Aim:
Would you repeat the listing exactly but omit every picture?

Dataset content:
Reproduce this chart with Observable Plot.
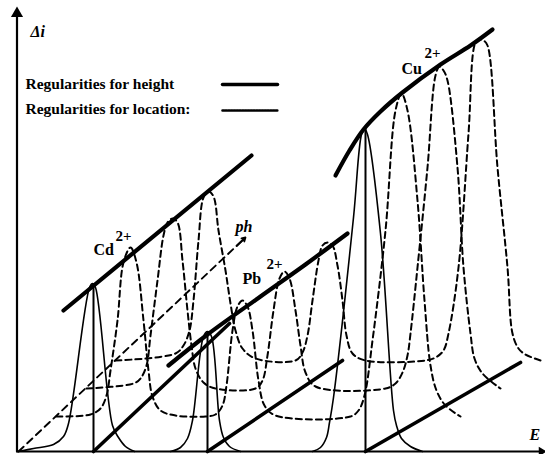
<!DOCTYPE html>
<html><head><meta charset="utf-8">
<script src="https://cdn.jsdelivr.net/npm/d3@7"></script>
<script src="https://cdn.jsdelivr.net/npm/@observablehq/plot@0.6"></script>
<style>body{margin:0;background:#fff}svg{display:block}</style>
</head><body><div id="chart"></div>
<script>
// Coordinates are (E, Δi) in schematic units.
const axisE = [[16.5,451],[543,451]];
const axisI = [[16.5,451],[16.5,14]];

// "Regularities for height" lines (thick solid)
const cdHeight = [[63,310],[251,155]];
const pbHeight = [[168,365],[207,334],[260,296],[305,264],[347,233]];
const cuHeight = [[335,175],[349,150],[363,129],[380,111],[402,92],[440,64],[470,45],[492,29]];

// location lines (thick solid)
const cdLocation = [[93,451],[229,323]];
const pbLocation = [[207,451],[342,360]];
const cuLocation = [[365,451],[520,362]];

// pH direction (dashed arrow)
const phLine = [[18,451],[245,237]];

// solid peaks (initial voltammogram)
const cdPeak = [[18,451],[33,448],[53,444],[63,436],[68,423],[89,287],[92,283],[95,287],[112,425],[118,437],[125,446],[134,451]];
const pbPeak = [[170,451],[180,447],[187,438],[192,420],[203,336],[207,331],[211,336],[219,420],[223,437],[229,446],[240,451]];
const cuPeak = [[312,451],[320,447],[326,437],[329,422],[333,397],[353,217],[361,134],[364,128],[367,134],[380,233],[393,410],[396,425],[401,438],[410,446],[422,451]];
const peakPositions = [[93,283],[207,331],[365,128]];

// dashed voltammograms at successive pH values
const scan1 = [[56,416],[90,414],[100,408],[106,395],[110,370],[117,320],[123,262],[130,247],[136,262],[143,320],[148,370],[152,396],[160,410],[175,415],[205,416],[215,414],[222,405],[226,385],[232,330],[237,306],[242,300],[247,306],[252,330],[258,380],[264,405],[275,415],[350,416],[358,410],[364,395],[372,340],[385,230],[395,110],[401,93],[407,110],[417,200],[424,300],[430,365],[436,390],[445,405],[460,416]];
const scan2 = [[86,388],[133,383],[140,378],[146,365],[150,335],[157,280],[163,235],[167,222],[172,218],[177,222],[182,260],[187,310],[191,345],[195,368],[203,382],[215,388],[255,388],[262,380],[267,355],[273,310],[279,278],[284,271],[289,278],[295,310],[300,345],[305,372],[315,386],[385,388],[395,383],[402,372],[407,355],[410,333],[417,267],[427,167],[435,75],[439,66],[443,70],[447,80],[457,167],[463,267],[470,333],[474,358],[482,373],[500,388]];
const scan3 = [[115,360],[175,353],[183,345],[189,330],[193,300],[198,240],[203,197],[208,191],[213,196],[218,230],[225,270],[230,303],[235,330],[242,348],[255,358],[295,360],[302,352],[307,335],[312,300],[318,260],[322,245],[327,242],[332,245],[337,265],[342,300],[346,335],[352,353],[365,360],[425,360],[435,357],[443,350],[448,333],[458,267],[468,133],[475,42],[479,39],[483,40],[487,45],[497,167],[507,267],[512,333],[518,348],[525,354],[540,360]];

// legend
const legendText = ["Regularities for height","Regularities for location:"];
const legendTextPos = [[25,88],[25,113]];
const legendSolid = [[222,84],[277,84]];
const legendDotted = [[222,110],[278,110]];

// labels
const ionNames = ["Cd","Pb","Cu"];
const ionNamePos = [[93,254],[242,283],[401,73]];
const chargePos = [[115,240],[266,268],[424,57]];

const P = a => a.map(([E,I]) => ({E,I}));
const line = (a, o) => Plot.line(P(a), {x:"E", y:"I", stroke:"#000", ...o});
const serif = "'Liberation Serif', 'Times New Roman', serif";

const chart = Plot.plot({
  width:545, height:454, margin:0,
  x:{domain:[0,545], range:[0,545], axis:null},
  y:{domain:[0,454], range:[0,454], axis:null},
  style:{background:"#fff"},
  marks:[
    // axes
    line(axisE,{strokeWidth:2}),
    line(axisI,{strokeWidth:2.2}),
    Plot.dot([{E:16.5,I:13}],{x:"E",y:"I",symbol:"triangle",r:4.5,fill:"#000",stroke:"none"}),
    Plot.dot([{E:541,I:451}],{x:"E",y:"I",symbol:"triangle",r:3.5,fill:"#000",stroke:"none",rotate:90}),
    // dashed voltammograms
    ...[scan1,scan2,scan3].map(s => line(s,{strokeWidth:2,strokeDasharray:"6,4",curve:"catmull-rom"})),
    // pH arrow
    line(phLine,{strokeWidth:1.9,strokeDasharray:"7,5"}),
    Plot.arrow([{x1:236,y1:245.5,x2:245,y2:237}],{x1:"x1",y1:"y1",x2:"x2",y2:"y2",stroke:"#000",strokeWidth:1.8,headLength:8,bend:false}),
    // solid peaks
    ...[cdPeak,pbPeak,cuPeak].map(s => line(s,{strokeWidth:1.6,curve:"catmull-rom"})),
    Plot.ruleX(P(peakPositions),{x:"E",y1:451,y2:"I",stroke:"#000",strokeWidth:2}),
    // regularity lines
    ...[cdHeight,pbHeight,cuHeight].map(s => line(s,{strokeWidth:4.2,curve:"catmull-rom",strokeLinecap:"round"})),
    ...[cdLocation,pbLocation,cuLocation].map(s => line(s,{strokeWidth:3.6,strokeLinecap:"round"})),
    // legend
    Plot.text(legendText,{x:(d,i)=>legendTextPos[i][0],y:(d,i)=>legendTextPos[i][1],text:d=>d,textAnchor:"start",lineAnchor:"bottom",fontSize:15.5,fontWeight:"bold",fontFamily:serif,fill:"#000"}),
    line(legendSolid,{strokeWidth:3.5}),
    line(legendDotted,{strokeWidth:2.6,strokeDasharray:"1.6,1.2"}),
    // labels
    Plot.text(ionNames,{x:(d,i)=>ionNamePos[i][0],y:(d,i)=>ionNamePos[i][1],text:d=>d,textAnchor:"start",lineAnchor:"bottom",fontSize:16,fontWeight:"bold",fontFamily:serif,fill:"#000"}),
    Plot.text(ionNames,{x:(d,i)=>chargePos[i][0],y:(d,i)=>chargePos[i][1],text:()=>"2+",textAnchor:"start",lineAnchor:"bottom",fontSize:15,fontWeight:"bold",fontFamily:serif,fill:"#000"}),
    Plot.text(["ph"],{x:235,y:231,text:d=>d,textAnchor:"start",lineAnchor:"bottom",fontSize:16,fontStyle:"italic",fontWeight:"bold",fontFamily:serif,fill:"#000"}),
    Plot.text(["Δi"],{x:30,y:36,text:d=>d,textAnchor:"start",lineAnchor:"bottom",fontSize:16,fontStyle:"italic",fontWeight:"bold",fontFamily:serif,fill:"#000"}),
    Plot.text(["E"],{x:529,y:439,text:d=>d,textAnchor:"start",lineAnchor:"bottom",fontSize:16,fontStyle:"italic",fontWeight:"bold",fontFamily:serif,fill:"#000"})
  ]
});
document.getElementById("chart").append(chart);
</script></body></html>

Response to this task:
Reproduce this chart with Observable Plot.
<!DOCTYPE html>
<html><head><meta charset="utf-8">
<script src="https://cdn.jsdelivr.net/npm/d3@7"></script>
<script src="https://cdn.jsdelivr.net/npm/@observablehq/plot@0.6"></script>
<style>body{margin:0;background:#fff}svg{display:block}</style>
</head><body><div id="chart"></div>
<script>
// Coordinates are (E, Δi) in schematic units.
const axisE = [[16.5,451],[543,451]];
const axisI = [[16.5,451],[16.5,14]];

// "Regularities for height" lines (thick solid)
const cdHeight = [[63,310],[251,155]];
const pbHeight = [[168,365],[207,334],[260,296],[305,264],[347,233]];
const cuHeight = [[335,175],[349,150],[363,129],[380,111],[402,92],[440,64],[470,45],[492,29]];

// location lines (thick solid)
const cdLocation = [[93,451],[229,323]];
const pbLocation = [[207,451],[342,360]];
const cuLocation = [[365,451],[520,362]];

// pH direction (dashed arrow)
const phLine = [[18,451],[245,237]];

// solid peaks (initial voltammogram)
const cdPeak = [[18,451],[33,448],[53,444],[63,436],[68,423],[89,287],[92,283],[95,287],[112,425],[118,437],[125,446],[134,451]];
const pbPeak = [[170,451],[180,447],[187,438],[192,420],[203,336],[207,331],[211,336],[219,420],[223,437],[229,446],[240,451]];
const cuPeak = [[312,451],[320,447],[326,437],[329,422],[333,397],[353,217],[361,134],[364,128],[367,134],[380,233],[393,410],[396,425],[401,438],[410,446],[422,451]];
const peakPositions = [[93,283],[207,331],[365,128]];

// dashed voltammograms at successive pH values
const scan1 = [[56,416],[90,414],[100,408],[106,395],[110,370],[117,320],[123,262],[130,247],[136,262],[143,320],[148,370],[152,396],[160,410],[175,415],[205,416],[215,414],[222,405],[226,385],[232,330],[237,306],[242,300],[247,306],[252,330],[258,380],[264,405],[275,415],[350,416],[358,410],[364,395],[372,340],[385,230],[395,110],[401,93],[407,110],[417,200],[424,300],[430,365],[436,390],[445,405],[460,416]];
const scan2 = [[86,388],[133,383],[140,378],[146,365],[150,335],[157,280],[163,235],[167,222],[172,218],[177,222],[182,260],[187,310],[191,345],[195,368],[203,382],[215,388],[255,388],[262,380],[267,355],[273,310],[279,278],[284,271],[289,278],[295,310],[300,345],[305,372],[315,386],[385,388],[395,383],[402,372],[407,355],[410,333],[417,267],[427,167],[435,75],[439,66],[443,70],[447,80],[457,167],[463,267],[470,333],[474,358],[482,373],[500,388]];
const scan3 = [[115,360],[175,353],[183,345],[189,330],[193,300],[198,240],[203,197],[208,191],[213,196],[218,230],[225,270],[230,303],[235,330],[242,348],[255,358],[295,360],[302,352],[307,335],[312,300],[318,260],[322,245],[327,242],[332,245],[337,265],[342,300],[346,335],[352,353],[365,360],[425,360],[435,357],[443,350],[448,333],[458,267],[468,133],[475,42],[479,39],[483,40],[487,45],[497,167],[507,267],[512,333],[518,348],[525,354],[540,360]];

// legend
const legendText = ["Regularities for height","Regularities for location:"];
const legendTextPos = [[25,88],[25,113]];
const legendSolid = [[222,84],[277,84]];
const legendDotted = [[222,110],[278,110]];

// labels
const ionNames = ["Cd","Pb","Cu"];
const ionNamePos = [[93,254],[242,283],[401,73]];
const chargePos = [[115,240],[266,268],[424,57]];

const P = a => a.map(([E,I]) => ({E,I}));
const line = (a, o) => Plot.line(P(a), {x:"E", y:"I", stroke:"#000", ...o});
const serif = "'Liberation Serif', 'Times New Roman', serif";

const chart = Plot.plot({
  width:545, height:454, margin:0,
  x:{domain:[0,545], range:[0,545], axis:null},
  y:{domain:[0,454], range:[0,454], axis:null},
  style:{background:"#fff"},
  marks:[
    // axes
    line(axisE,{strokeWidth:2}),
    line(axisI,{strokeWidth:2.2}),
    Plot.dot([{E:16.5,I:13}],{x:"E",y:"I",symbol:"triangle",r:4.5,fill:"#000",stroke:"none"}),
    Plot.dot([{E:541,I:451}],{x:"E",y:"I",symbol:"triangle",r:3.5,fill:"#000",stroke:"none",rotate:90}),
    // dashed voltammograms
    ...[scan1,scan2,scan3].map(s => line(s,{strokeWidth:2,strokeDasharray:"6,4",curve:"catmull-rom"})),
    // pH arrow
    line(phLine,{strokeWidth:1.9,strokeDasharray:"7,5"}),
    Plot.arrow([{x1:236,y1:245.5,x2:245,y2:237}],{x1:"x1",y1:"y1",x2:"x2",y2:"y2",stroke:"#000",strokeWidth:1.8,headLength:8,bend:false}),
    // solid peaks
    ...[cdPeak,pbPeak,cuPeak].map(s => line(s,{strokeWidth:1.6,curve:"catmull-rom"})),
    Plot.ruleX(P(peakPositions),{x:"E",y1:451,y2:"I",stroke:"#000",strokeWidth:2}),
    // regularity lines
    ...[cdHeight,pbHeight,cuHeight].map(s => line(s,{strokeWidth:4.2,curve:"catmull-rom",strokeLinecap:"round"})),
    ...[cdLocation,pbLocation,cuLocation].map(s => line(s,{strokeWidth:3.6,strokeLinecap:"round"})),
    // legend
    Plot.text(legendText,{x:(d,i)=>legendTextPos[i][0],y:(d,i)=>legendTextPos[i][1],text:d=>d,textAnchor:"start",lineAnchor:"bottom",fontSize:15.5,fontWeight:"bold",fontFamily:serif,fill:"#000"}),
    line(legendSolid,{strokeWidth:3.5}),
    line(legendDotted,{strokeWidth:2.6,strokeDasharray:"1.6,1.2"}),
    // labels
    Plot.text(ionNames,{x:(d,i)=>ionNamePos[i][0],y:(d,i)=>ionNamePos[i][1],text:d=>d,textAnchor:"start",lineAnchor:"bottom",fontSize:16,fontWeight:"bold",fontFamily:serif,fill:"#000"}),
    Plot.text(ionNames,{x:(d,i)=>chargePos[i][0],y:(d,i)=>chargePos[i][1],text:()=>"2+",textAnchor:"start",lineAnchor:"bottom",fontSize:15,fontWeight:"bold",fontFamily:serif,fill:"#000"}),
    Plot.text(["ph"],{x:235,y:231,text:d=>d,textAnchor:"start",lineAnchor:"bottom",fontSize:16,fontStyle:"italic",fontWeight:"bold",fontFamily:serif,fill:"#000"}),
    Plot.text(["Δi"],{x:30,y:36,text:d=>d,textAnchor:"start",lineAnchor:"bottom",fontSize:16,fontStyle:"italic",fontWeight:"bold",fontFamily:serif,fill:"#000"}),
    Plot.text(["E"],{x:529,y:439,text:d=>d,textAnchor:"start",lineAnchor:"bottom",fontSize:16,fontStyle:"italic",fontWeight:"bold",fontFamily:serif,fill:"#000"})
  ]
});
document.getElementById("chart").append(chart);
</script></body></html>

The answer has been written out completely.